The actual demo of Terravision is indeed mind blowing if you remember how powerful computers in 1994 were: http://www.joachimsauter.com/img/big693.mp4

6 comments

> Started watching the show, it is way too dramatized but still interesting.

I don't mind dramatization, but 4.5h seems quite steep for such a simple video that seems like it could be covered in a 20m Youtube video. Do you have a rough review if you ended up watching more of it if it's just really dragged on or actually contains a lot of content?

I actually found it quite appropriate, specially after it picked up pace from the end of the first episode... didn't feel at all like it was dragging on.
If you just want the tech stuff, it's very sparse but I greatly enjoyed the connection between the two protagonists.

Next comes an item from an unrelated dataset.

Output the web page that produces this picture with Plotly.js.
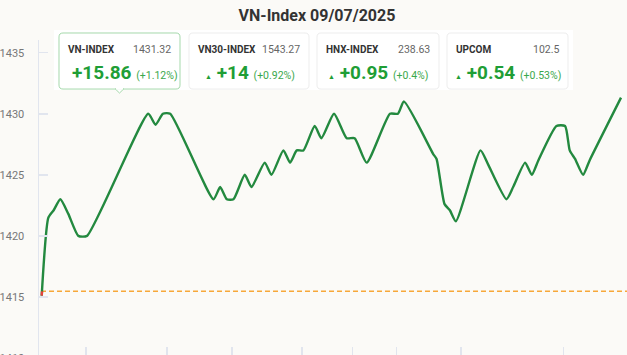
<!DOCTYPE html>
<html>
<head>
<meta charset="utf-8">
<script src="https://cdn.plot.ly/plotly-3.0.1.min.js"></script>
<style>
html,body{margin:0;padding:0;background:#fbfaf7;overflow:hidden;}
#wrap{width:627px;height:355px;overflow:hidden;position:relative;}
#chart{width:627px;height:400px;}
</style>
</head>
<body>
<div id="wrap"><div id="chart"></div></div>
<script>
// ---- data ----
const xIdx = [0,1,1.8,2.8,4,5.5,6.8,16,17.1,18.2,19.3,25.8,26.8,27.8,28.8,30.5,31.5,33.5,34.5,36.3,37.3,38.3,39.3,41,42,43.9,45.8,47,48.8,52.3,53.5,54.4,58.8,59.3,60.5,61.3,62.2,65.9,67,69.8,70.8,72.6,73.6,74.6,77.3,78.6,79.3,80.1,81.3,82.3,87];
const values = [1415.1,1421.5,1422.1,1423,1421.8,1420,1420,1430,1429.1,1430,1430,1423,1424,1423,1423,1425,1424,1426,1425,1427,1426,1427,1427,1429,1428,1430,1428,1428,1426,1430,1430,1431,1426.7,1426.3,1422.6,1422.1,1421.2,1427,1425.9,1423,1424,1426,1425,1426.2,1429,1429,1427,1426.3,1425,1426.2,1431.32];
const refValue = 1415.46;
const xTickVals = [6.65,18.8,28.6,39.1,46.7,53.3,63,78.4];
const yTickVals = [1410,1415,1420,1425,1430,1435];

const cardNames = ["VN-INDEX","VN30-INDEX","HNX-INDEX","UPCOM"];
const cardValues = ["1431.32","1543.27","238.63","102.5"];
const cardChanges = ["+15.86","+14","+0.95","+0.54"];
const cardPercents = ["(+1.12%)","(+0.92%)","(+0.4%)","(+0.53%)"];

// ---- layout geometry ----
const W=627,H=400,L=39,R=0,T=40,PB=357.7,B=H-PB;
const pw=W-L-R, ph=PB-T;
const px=v=>(v-L)/pw, py=v=>(PB-v)/ph;
function rrect(x0,y0,x1,y1,r){
  const p=(a,b)=>px(a).toFixed(5)+','+py(b).toFixed(5);
  return 'M'+p(x0+r,y0)+' L'+p(x1-r,y0)+' Q'+p(x1,y0)+' '+p(x1,y0+r)+
    ' L'+p(x1,y1-r)+' Q'+p(x1,y1)+' '+p(x1-r,y1)+' L'+p(x0+r,y1)+
    ' Q'+p(x0,y1)+' '+p(x0,y1-r)+' L'+p(x0,y0+r)+' Q'+p(x0,y0)+' '+p(x0+r,y0)+' Z';
}
const cardBoxes=[[59,33,180,89],[189,33,309,89],[317,33,439,89],[447,33,568,89]];
const changeCenters=[125,250,378,508];

const green='#1f9e36', greenLight='#3aa84c';

const shapes=[
  {type:'line',xref:'paper',yref:'y',x0:px(41),x1:1,y0:refValue,y1:refValue,
   line:{color:'#f7a83a',width:1.5,dash:'5px,3px'},layer:'below'},
  {type:'rect',xref:'paper',yref:'paper',x0:px(54),x1:px(573),y0:py(90),y1:py(30),
   fillcolor:'#ffffff',line:{width:0},layer:'above'}
];
const annotations=[];
cardBoxes.forEach((b,i)=>{
  shapes.push({type:'path',xref:'paper',yref:'paper',path:rrect(b[0],b[1],b[2],b[3],4),
    fillcolor:'#ffffff',line:{color:i===0?'#a5d9ab':'#ededed',width:1},layer:'above'});
  annotations.push({xref:'paper',yref:'paper',x:px(b[0]+7),y:py(49),xanchor:'left',yanchor:'middle',
    text:'<b>'+cardNames[i]+'</b>',showarrow:false,font:{family:'Roboto, Arial',size:10,color:'#333'}});
  annotations.push({xref:'paper',yref:'paper',x:px(b[2]-7),y:py(49),xanchor:'right',yanchor:'middle',
    text:cardValues[i],showarrow:false,font:{family:'Roboto, Arial',size:10.5,color:'#666'}});
  const tri = i===0 ? '' : '<span style="font-size:7px">▲</span> ';
  annotations.push({xref:'paper',yref:'paper',x:px(changeCenters[i]),y:py(72),xanchor:'center',yanchor:'middle',
    text:tri+'<b>'+cardChanges[i]+'</b> <span style="font-size:10.5px;color:'+greenLight+'">'+cardPercents[i]+'</span>',
    showarrow:false,font:{family:'Roboto, Arial',size:19,color:green}});
});
// pointer under selected card
shapes.push({type:'path',xref:'paper',yref:'paper',
  path:'M'+px(115)+','+py(88.6)+' L'+px(119.5)+','+py(93)+' L'+px(124)+','+py(88.6)+' Z',
  fillcolor:'#ffffff',line:{color:'#a5d9ab',width:1},layer:'above'});
shapes.push({type:'line',xref:'paper',yref:'paper',x0:px(115.8),x1:px(123.2),y0:py(88.6),y1:py(88.6),
  line:{color:'#ffffff',width:1.5},layer:'above'});

// red part below reference
const t=(refValue-values[0])/(values[1]-values[0]);
const xc=xIdx[0]+t*(xIdx[1]-xIdx[0]);

const traces=[
  {x:xIdx,y:values,type:'scatter',mode:'lines',line:{color:'#23893f',width:2.4,shape:'spline',smoothing:0.55},hoverinfo:'skip'},
  {x:[xIdx[0],xc],y:[values[0],refValue],type:'scatter',mode:'lines',line:{color:'#e8413c',width:2.4},hoverinfo:'skip'}
];

const layout={
  width:W,height:H,
  margin:{l:L,r:R,t:T,b:B},
  paper_bgcolor:'#fbfaf7',plot_bgcolor:'#fbfaf7',
  showlegend:false,
  title:{text:'<b>VN-Index 09/07/2025</b>',xref:'container',yref:'container',x:317/W,y:1-15/H,
    xanchor:'center',yanchor:'middle',font:{family:'Roboto, Arial',size:16,color:'#333'}},
  xaxis:{range:[-0.405,87.9],tickvals:xTickVals,showticklabels:false,ticks:'inside',ticklen:11,
    tickcolor:'#e1e5ee',tickwidth:1.5,showgrid:false,zeroline:false,showline:true,linecolor:'#e1e5ee',linewidth:1.5,
    fixedrange:true},
  yaxis:{range:[1410,1436.04],tickvals:yTickVals,ticks:'inside',ticklen:9,tickcolor:'#e1e5ee',tickwidth:1.5,
    showgrid:false,zeroline:false,showline:true,linecolor:'#e1e5ee',linewidth:1.5,ticklabelstandoff:11,
    tickfont:{family:'Roboto, Arial',size:11,color:'#777'},fixedrange:true},
  shapes:shapes,annotations:annotations
};
Plotly.newPlot('chart',traces,layout,{displayModeBar:false,staticPlot:true});
</script>
</body>
</html>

It was also a nice way of teaching my wife about what the world of computers was like in the 90's.

That didn't run on a PC, it ran on Onyx servers, which had over 10 graphic processors.
We ended up taking our Onyxes, years later and turning them into fish tanks. I miss those days.
If true, well that was fucking stupid.
Flight sim 5.0 ran on the PCs of the day and wasn't that far behind.
This is quite impressive for ‘94, thank you for sharing.

I found it funny - in a “how ridiculous/silly” kind of way - that at 4:40 we get to look inside a building by entering through its windows, but here we are in the 21st century with that exact capability. Individuals providing photos and/or footage of the interior of their commercial space does not seem so silly these days.

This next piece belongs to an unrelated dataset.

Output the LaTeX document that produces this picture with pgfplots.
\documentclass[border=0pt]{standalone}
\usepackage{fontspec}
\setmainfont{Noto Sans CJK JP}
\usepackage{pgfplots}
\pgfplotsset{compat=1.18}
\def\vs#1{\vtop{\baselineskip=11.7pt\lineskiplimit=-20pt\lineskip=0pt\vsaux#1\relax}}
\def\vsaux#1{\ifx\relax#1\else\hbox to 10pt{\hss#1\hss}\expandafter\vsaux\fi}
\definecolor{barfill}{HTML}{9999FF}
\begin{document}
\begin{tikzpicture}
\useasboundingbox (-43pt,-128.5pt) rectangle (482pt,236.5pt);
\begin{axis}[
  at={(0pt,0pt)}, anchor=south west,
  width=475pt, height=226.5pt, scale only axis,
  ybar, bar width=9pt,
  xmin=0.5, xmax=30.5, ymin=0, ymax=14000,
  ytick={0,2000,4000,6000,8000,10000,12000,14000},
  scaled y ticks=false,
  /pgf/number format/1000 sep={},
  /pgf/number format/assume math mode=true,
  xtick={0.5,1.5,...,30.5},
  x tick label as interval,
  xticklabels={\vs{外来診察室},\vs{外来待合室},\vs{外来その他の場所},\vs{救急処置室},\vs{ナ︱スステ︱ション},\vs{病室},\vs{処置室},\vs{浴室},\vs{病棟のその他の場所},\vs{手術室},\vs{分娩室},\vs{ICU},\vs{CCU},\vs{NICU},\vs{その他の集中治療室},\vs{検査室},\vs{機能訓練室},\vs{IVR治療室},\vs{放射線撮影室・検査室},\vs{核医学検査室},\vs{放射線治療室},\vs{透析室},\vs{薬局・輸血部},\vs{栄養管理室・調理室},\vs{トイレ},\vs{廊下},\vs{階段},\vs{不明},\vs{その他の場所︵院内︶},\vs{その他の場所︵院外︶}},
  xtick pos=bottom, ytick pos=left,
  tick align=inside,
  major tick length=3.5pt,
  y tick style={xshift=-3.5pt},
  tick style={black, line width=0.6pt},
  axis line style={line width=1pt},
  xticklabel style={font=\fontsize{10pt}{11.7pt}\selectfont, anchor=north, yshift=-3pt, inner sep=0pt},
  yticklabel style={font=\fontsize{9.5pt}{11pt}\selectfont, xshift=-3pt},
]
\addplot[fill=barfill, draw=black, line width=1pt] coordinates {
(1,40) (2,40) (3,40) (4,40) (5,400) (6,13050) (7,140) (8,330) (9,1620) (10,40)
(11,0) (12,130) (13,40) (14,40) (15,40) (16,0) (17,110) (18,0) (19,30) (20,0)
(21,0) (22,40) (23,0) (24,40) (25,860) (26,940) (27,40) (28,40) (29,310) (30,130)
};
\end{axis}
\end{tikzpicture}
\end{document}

I was thinking it's funny the literal globe interface you use and then this knob you turn that's held by this arm.
> knob you turn

That's a 6-dof spacemouse, still widely used today in CAD and 3d modeling.

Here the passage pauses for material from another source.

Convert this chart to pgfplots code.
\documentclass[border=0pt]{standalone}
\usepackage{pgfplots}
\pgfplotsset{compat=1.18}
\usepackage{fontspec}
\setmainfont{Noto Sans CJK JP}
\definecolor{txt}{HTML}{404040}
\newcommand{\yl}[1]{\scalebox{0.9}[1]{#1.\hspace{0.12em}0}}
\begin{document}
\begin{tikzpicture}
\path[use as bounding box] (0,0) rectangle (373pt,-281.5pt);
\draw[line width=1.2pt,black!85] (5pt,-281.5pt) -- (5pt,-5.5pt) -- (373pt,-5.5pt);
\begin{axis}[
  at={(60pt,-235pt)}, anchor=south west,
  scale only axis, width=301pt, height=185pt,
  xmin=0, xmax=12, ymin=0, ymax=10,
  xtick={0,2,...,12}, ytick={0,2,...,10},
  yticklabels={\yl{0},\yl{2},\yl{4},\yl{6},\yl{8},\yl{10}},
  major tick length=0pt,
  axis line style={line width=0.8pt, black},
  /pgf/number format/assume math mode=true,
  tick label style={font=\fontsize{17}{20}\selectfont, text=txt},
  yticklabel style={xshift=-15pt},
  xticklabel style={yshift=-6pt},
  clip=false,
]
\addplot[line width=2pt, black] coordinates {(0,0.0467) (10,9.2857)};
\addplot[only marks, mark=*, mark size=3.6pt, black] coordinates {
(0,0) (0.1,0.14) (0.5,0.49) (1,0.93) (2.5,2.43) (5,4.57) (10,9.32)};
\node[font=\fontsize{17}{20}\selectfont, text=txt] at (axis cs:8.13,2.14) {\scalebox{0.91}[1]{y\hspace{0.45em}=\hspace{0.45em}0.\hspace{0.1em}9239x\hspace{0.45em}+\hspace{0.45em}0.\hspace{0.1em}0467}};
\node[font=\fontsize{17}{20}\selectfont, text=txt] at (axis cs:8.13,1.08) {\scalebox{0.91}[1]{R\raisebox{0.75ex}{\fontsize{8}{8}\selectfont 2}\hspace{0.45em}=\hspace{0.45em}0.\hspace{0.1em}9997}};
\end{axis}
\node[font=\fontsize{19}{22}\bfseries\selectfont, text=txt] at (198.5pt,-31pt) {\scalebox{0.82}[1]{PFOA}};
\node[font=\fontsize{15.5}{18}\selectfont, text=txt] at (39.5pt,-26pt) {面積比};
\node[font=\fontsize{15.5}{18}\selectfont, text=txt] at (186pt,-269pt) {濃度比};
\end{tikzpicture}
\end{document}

https://youtu.be/AX7yS4q6kZY

What an interesting input device.

It always makes me laugh that the ship controls in The Expanse are literally one of these things.
oh wow, I had to watch a video to see how that works, I have seen them before but thought it was just rotating on a plane.
> mind blowing if you remember how powerful computers in 1994

In 1994, SGI workstations could pull off this kind of stuff rather effortlessly, the only "tricky" part was to get the LOD algorithm right.

So not that mind-blowing in practice.

It would only amazing if Terravision ran on a stock PC (did it?).

Jones and Tanner created clip mapping, first in SGI hardware, then in software. That's what made Keyhole and thus Google Earth possible on consumer machines. Is the allegation that it was all stolen? They could have invalidated SGI's patents. And no, Terravision didn't run on a stock PC, it ran on Onyx hardware. Plus it relied on an ATM connection! Even then, the demo has a bunch of glitches and gaps, plus the zooming is so slow, all of which doesn't look like superior technology for Intrinsic/Keyhole to copy.
> Onyx hardware

Yeah, IIRC, those were the high-end of the SGI line, very beefy machines for that time, especially for I/O and graphics, so I stand by my comment.

[EDIT]: And thanks for clip mapping reference. For anyone interested in dynamic LOD algorithms, here's the paper:

https://sci-hub.se/https://doi.org/10.1145/280814.280855

I tried hard to enjoy it. I did like the characters, but the dramatized story really didn't work for me. I guess it was a win though, because previously I had never heard about Terravision.
Also, check out the bow tie on the guy doing the demo. Snappy.